API Reference: Parser Module (parser
)
Following the lexical analysis phase performed by the lexers
module, the resulting stream of tokens is passed to the parser
module. This module is responsible for syntactic analysis – the process of analyzing the sequence of tokens to determine the grammatical structure of the source code according to the rules of the specific programming language. The parser effectively checks if the token stream forms a valid program and typically constructs a data structure, often an Abstract Syntax Tree (AST), that represents the hierarchical structure of the code. This structured representation is crucial for the subsequent semantic analysis and metric calculation performed by the spice/analyzers
.
Similar to the lexers, SpiceCode employs a native parsing approach, meaning it does not rely on external parsing libraries or language-specific compilers to generate ASTs. This ensures self-sufficiency and allows for tailored parsing logic suited to SpiceCode's specific analysis needs.

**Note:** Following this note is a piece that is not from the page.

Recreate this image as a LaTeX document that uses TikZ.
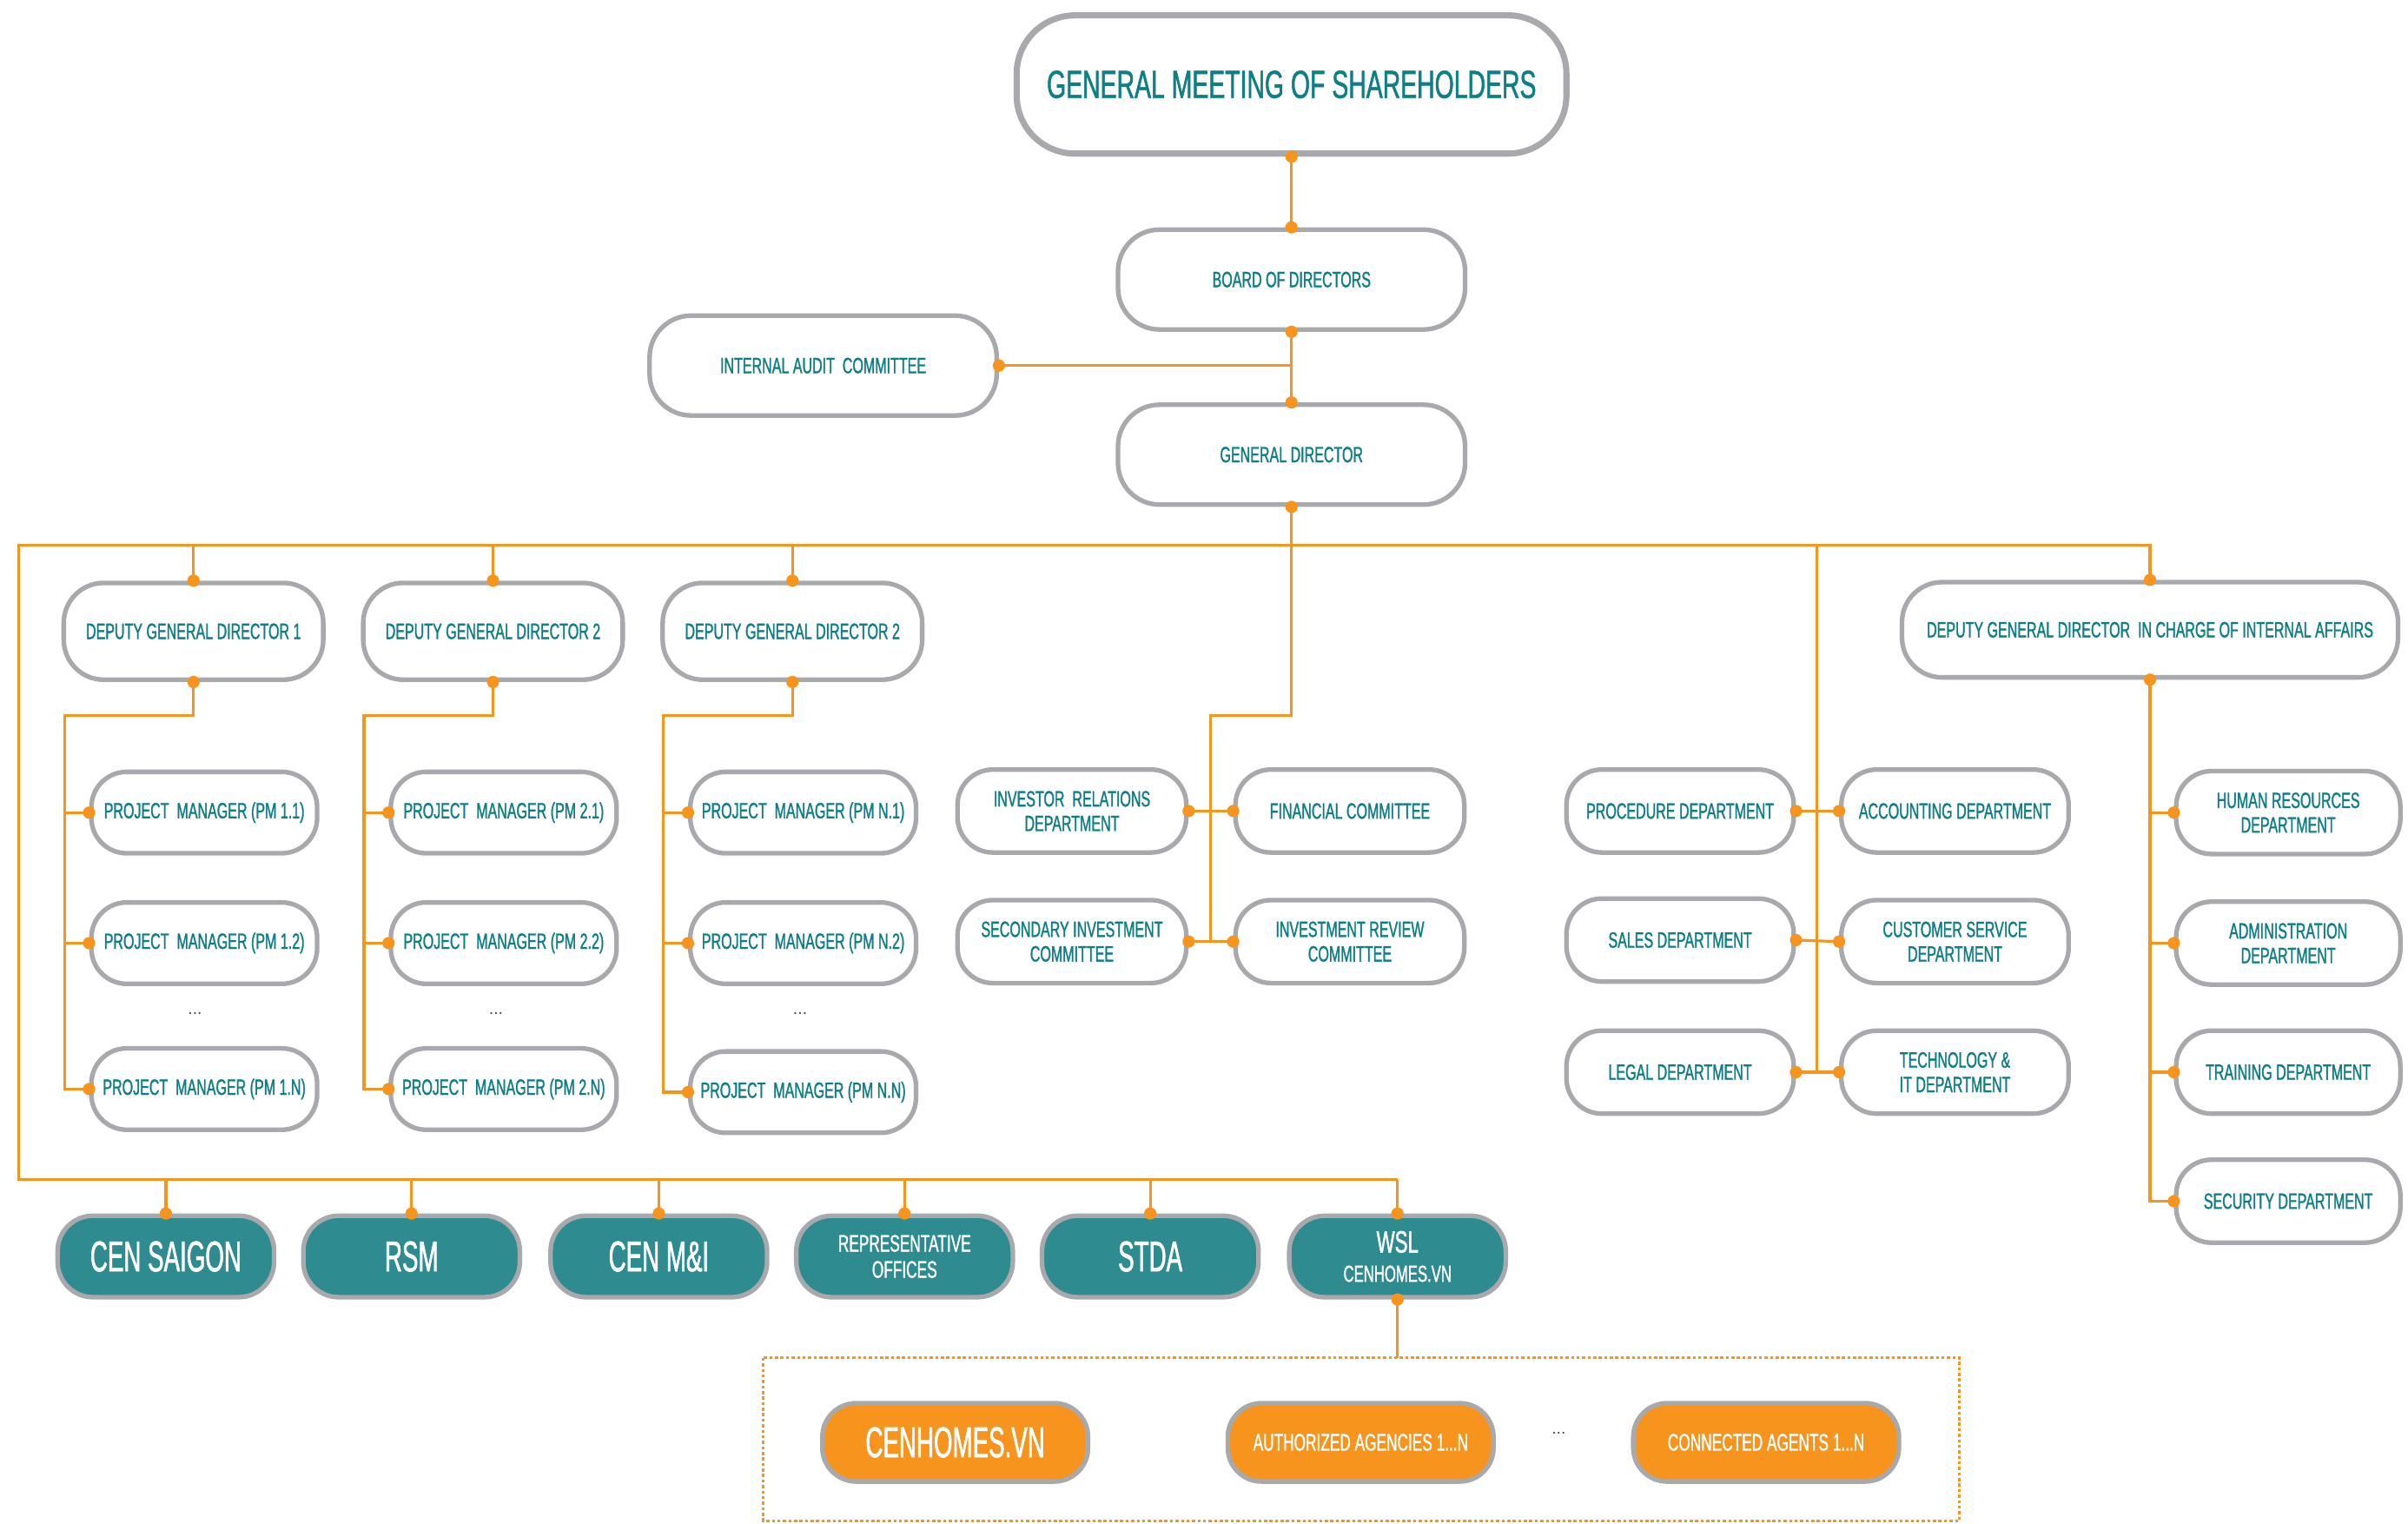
\documentclass[tikz,border=0pt]{standalone}
\usepackage{fontspec}
\setmainfont{Liberation Sans}
\newfontfamily\cnd[FakeStretch=0.63,FakeBold=1.2]{Liberation Sans}
\newfontfamily\cndd[FakeStretch=0.56,FakeBold=1.2]{Liberation Sans}
\definecolor{tealtxt}{HTML}{0F7F87}
\definecolor{tealfill}{HTML}{2E8C90}
\definecolor{orng}{HTML}{F7941D}
\definecolor{bord}{HTML}{A7A9AC}
\begin{document}
\begin{tikzpicture}[x=1pt,y=-1pt,
  conn/.style={draw=orng,line width=1.8pt},
  base/.style={draw=bord,line width=3pt,align=center,inner sep=0pt},
  wbox/.style={base,fill=white,text=tealtxt,font=\cnd\fontsize{14.4}{16}\selectfont},
  bigbox/.style={wbox,line width=4pt,minimum width=358pt,minimum height=90pt,rounded corners=38pt,font=\cnd\fontsize{25.5}{28}\selectfont},
  midbox/.style={wbox,minimum width=226pt,minimum height=65pt,rounded corners=27pt},
  dgdbox/.style={wbox,minimum width=169pt,minimum height=63pt,rounded corners=26pt},
  pmbox/.style={wbox,minimum width=147pt,minimum height=53pt,rounded corners=23pt},
  depbox/.style={wbox,minimum width=148pt,minimum height=54pt,rounded corners=23pt},
  tealbox/.style={base,fill=tealfill,text=white,minimum width=141pt,minimum height=53pt,rounded corners=23pt,font=\cndd\fontsize{28}{30}\selectfont},
  orbox/.style={base,fill=orng,text=white,minimum width=173pt,minimum height=51pt,rounded corners=22pt,font=\cnd\fontsize{15.5}{17}\selectfont},
  ell/.style={text=black!70,font=\fontsize{11}{12}\selectfont}]
\useasboundingbox (0,0) rectangle (1568,992);

% top
\node[bigbox] (gms) at (841,55) {GENERAL MEETING OF SHAREHOLDERS};
\node[midbox] (bod) at (841,182) {BOARD OF DIRECTORS};
\node[midbox] (iac) at (536,238) {INTERNAL AUDIT~~COMMITTEE};
\node[midbox] (gd) at (841,296) {GENERAL DIRECTOR};

% deputies
\node[dgdbox] (dgd1) at (126,411) {DEPUTY GENERAL DIRECTOR 1};
\node[dgdbox] (dgd2) at (321,411) {DEPUTY GENERAL DIRECTOR 2};
\node[dgdbox] (dgd3) at (516,411) {DEPUTY GENERAL DIRECTOR 2};
\node[wbox,minimum width=323pt,minimum height=62pt,rounded corners=26pt] (dgdi) at (1400,410) {DEPUTY GENERAL DIRECTOR~~IN CHARGE OF INTERNAL AFFAIRS};

% project managers
\node[pmbox] (pm11) at (133,529) {PROJECT~~MANAGER (PM 1.1)};
\node[pmbox] (pm12) at (133,614) {PROJECT~~MANAGER (PM 1.2)};
\node[pmbox] (pm1n) at (133,709) {PROJECT~~MANAGER (PM 1.N)};
\node[pmbox] (pm21) at (328,529) {PROJECT~~MANAGER (PM 2.1)};
\node[pmbox] (pm22) at (328,614) {PROJECT~~MANAGER (PM 2.2)};
\node[pmbox] (pm2n) at (328,709) {PROJECT~~MANAGER (PM 2.N)};
\node[pmbox] (pm31) at (523,529) {PROJECT~~MANAGER (PM N.1)};
\node[pmbox] (pm32) at (523,614) {PROJECT~~MANAGER (PM N.2)};
\node[pmbox] (pm3n) at (523,711) {PROJECT~~MANAGER (PM N.N)};
\node[ell] (e1) at (127,660) {...};
\node[ell] (e2) at (323,660) {...};
\node[ell] (e3) at (521,660) {...};

% investor group
\node[depbox,minimum width=149pt] (ir) at (698,528) {INVESTOR~~RELATIONS\\DEPARTMENT};
\node[depbox,minimum width=149pt] (fc) at (879,528) {FINANCIAL COMMITTEE};
\node[depbox,minimum width=149pt] (sic) at (698,613) {SECONDARY INVESTMENT\\COMMITTEE};
\node[depbox,minimum width=149pt] (irc) at (879,613) {INVESTMENT REVIEW\\COMMITTEE};

% middle right group
\node[depbox] (pd) at (1094,528) {PROCEDURE DEPARTMENT};
\node[depbox] (acc) at (1273,528) {ACCOUNTING DEPARTMENT};
\node[depbox] (sd) at (1094,612) {SALES DEPARTMENT};
\node[depbox] (csd) at (1273,613) {CUSTOMER SERVICE\\DEPARTMENT};
\node[depbox] (ld) at (1094,698) {LEGAL DEPARTMENT};
\node[depbox] (tit) at (1273,698) {TECHNOLOGY \&\\IT DEPARTMENT};

% right group
\node[depbox,minimum width=146pt] (hr) at (1490,529) {HUMAN RESOURCES\\DEPARTMENT};
\node[depbox,minimum width=146pt] (adm) at (1490,614) {ADMINISTRATION\\DEPARTMENT};
\node[depbox,minimum width=146pt] (trn) at (1490,698) {TRAINING DEPARTMENT};
\node[depbox,minimum width=146pt] (sec) at (1490,782) {SECURITY DEPARTMENT};

% companies
\node[tealbox] (cs) at (108,818) {CEN SAIGON};
\node[tealbox] (rsm) at (268,818) {RSM};
\node[tealbox] (cmi) at (429,818) {CEN M\&I};
\node[tealbox,font=\cnd\fontsize{15.5}{17}\selectfont] (rep) at (589,818) {REPRESENTATIVE\\OFFICES};
\node[tealbox] (stda) at (749,818) {STDA};
\node[tealbox,font=\cnd\fontsize{20}{21}\selectfont] (wsl) at (910,818) {WSL\\[-2pt]{\fontsize{15}{16}\selectfont CENHOMES.VN}};

% agents
\node[orbox,font=\cndd\fontsize{28}{30}\selectfont] (ch) at (622,939) {CENHOMES.VN};
\node[orbox] (aa) at (886,939) {AUTHORIZED AGENCIES 1...N};
\node[orbox] (ca) at (1150,939) {CONNECTED AGENTS 1...N};
\node[ell] (e4) at (1015,933) {...};
\coordinate (dtl) at (497,884);
\coordinate (dbr) at (1276,990);
\draw[orng,line width=1.5pt,dash pattern=on 2pt off 1.6pt] (dtl) rectangle (dbr);

% connectors
\coordinate (tl) at (12,355);
\coordinate (bl) at (12,768);
\coordinate (br) at (910,768);
\draw[conn] (gms.south) -- (bod.north);
\draw[conn] (bod.south) -- (gd.north);
\draw[conn] (iac.east) -- (iac.east -| bod.south);
\draw[conn] (br) -- (bl) -- (tl) -- (tl -| dgdi.north) -- (dgdi.north);
\foreach \n in {dgd1,dgd2,dgd3} \draw[conn] (\n.north) -- (\n.north |- tl);
\foreach \n in {cs,rsm,cmi,rep,stda,wsl} \draw[conn] (\n.north) -- (\n.north |- bl);
\draw[conn] (wsl.south) -- (wsl.south |- dtl);

% project manager trees
\foreach \d/\x/\a/\b/\c in {dgd1/42/pm11/pm12/pm1n, dgd2/237/pm21/pm22/pm2n, dgd3/432/pm31/pm32/pm3n} {
  \draw[conn] (\d.south) -- ++(0,22) -| (\x,0 |- \c.west) -- (\c.west);
  \draw[conn] (\x,0 |- \a.west) -- (\a.west);
  \draw[conn] (\x,0 |- \b.west) -- (\b.west);
}

% investor group
\coordinate (gv) at (788,466);
\draw[conn] (gd.south) -- (gd.south |- gv) -- (gv) -- (gv |- irc.west);
\draw[conn] (ir.east) -- (fc.west);
\draw[conn] (sic.east) -- (irc.west);

% middle right group
\coordinate (mv) at (1183,355);
\draw[conn] (mv) -- (mv |- tit.west);
\draw[conn] (pd.east) -- (acc.west);
\draw[conn] (sd.east) -- (csd.west);
\draw[conn] (ld.east) -- (tit.west);

% right group
\draw[conn] (dgdi.south) -- (dgdi.south |- sec.west) -- (sec.west);
\foreach \n in {hr,adm,trn} \draw[conn] (dgdi.south |- \n.west) -- (\n.west);

% junction dots
\foreach \a in {gms.south,bod.north,bod.south,gd.north,gd.south,iac.east,
  dgd1.north,dgd2.north,dgd3.north,dgd1.south,dgd2.south,dgd3.south,dgdi.north,dgdi.south,
  pm11.west,pm12.west,pm1n.west,pm21.west,pm22.west,pm2n.west,pm31.west,pm32.west,pm3n.west,
  ir.east,fc.west,sic.east,irc.west,pd.east,acc.west,sd.east,csd.west,ld.east,tit.west,
  hr.west,adm.west,trn.west,sec.west,cs.north,rsm.north,cmi.north,rep.north,stda.north,wsl.north,wsl.south}
  \fill[orng] (\a) circle (4pt);
\end{tikzpicture}
\end{document}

Purpose of Syntactic Analysis
Syntactic analysis, or parsing, takes the flat sequence of tokens from the lexer and organizes them into a hierarchical structure that reflects the code's logical organization. It verifies that the code adheres to the language's grammar rules (e.g., ensuring parentheses are balanced, statements are correctly formed, keywords are used appropriately). The primary output of this phase in many compilers and analysis tools is an AST. An AST abstracts away much of the source code's superficial syntax (like parentheses or commas) and represents the essential structural elements (like function definitions, loops, conditional statements, expressions) and their relationships.
Structure of the parser
Module
The parser
module within SpiceCode likely contains the core parsing logic and potentially definitions for the AST nodes:
parser/
├── __init__.py
├── ast.py # Defines the nodes for the Abstract Syntax Tree (AST)
└── parser.py # Contains the main Parser class and parsing logic
ast.py
This file is expected to define the various types of nodes that make up the Abstract Syntax Tree. An AST is a tree representation of the code's structure. Each node in the tree represents a construct occurring in the source code. For example, there might be node classes for:
- Program/Module: The root node representing the entire file.
- FunctionDefinition: Representing a function or method definition, potentially containing nodes for parameters, return type, and the function body.
- ClassDefinition: Representing a class definition.
- IfStatement: Representing an if-else conditional structure.
- ForLoop/WhileLoop: Representing loop constructs.
- Assignment: Representing an assignment operation.
- VariableDeclaration: Representing variable declarations.
- Expression Nodes: Representing various kinds of expressions (e.g., BinaryOperation, FunctionCall, Literal, VariableReference).
Each AST node class would typically store relevant information about the construct it represents (e.g., a FunctionDefinition node might store the function name, parameter list, and a list of statements in its body).
parser.py
This file likely contains the main Parser
class (or equivalent logic). The parser takes the stream of tokens generated by a language-specific lexer as input. It implements parsing algorithms (e.g., recursive descent, or using a parser generator pattern) to consume the tokens and build the AST according to the grammar rules of the target language.
The parser needs to handle the specific syntax of each supported language (Go, JavaScript, Python, Ruby). This might involve:
- A single
Parser
class with methods that adapt based on the detected language. - Or potentially separate parser implementations or configurations for each language, although the file structure suggests a more unified approach.
The parser interacts closely with the ast.py
module, creating instances of the appropriate AST node classes as it recognizes grammatical structures in the token stream. It also performs error handling, reporting syntax errors if the token sequence violates the language's grammar rules.
Usage within SpiceCode
After a lexer tokenizes the input source file, the parser
module is invoked with this token stream. The parser constructs the AST. This AST is then passed to the various analyzers located in the spice/analyzers
directory. The analyzers traverse this AST, extracting information and calculating metrics based on the structure and content represented by the tree nodes. For example, the count_functions
analyzer would traverse the AST looking for FunctionDefinition
nodes.
The parser
module, along with the ast.py
definitions, forms the bridge between the raw text of the source code and the structured understanding required for meaningful analysis. Its native implementation is key to SpiceCode's self-contained nature and its ability to provide consistent analysis across different programming languages.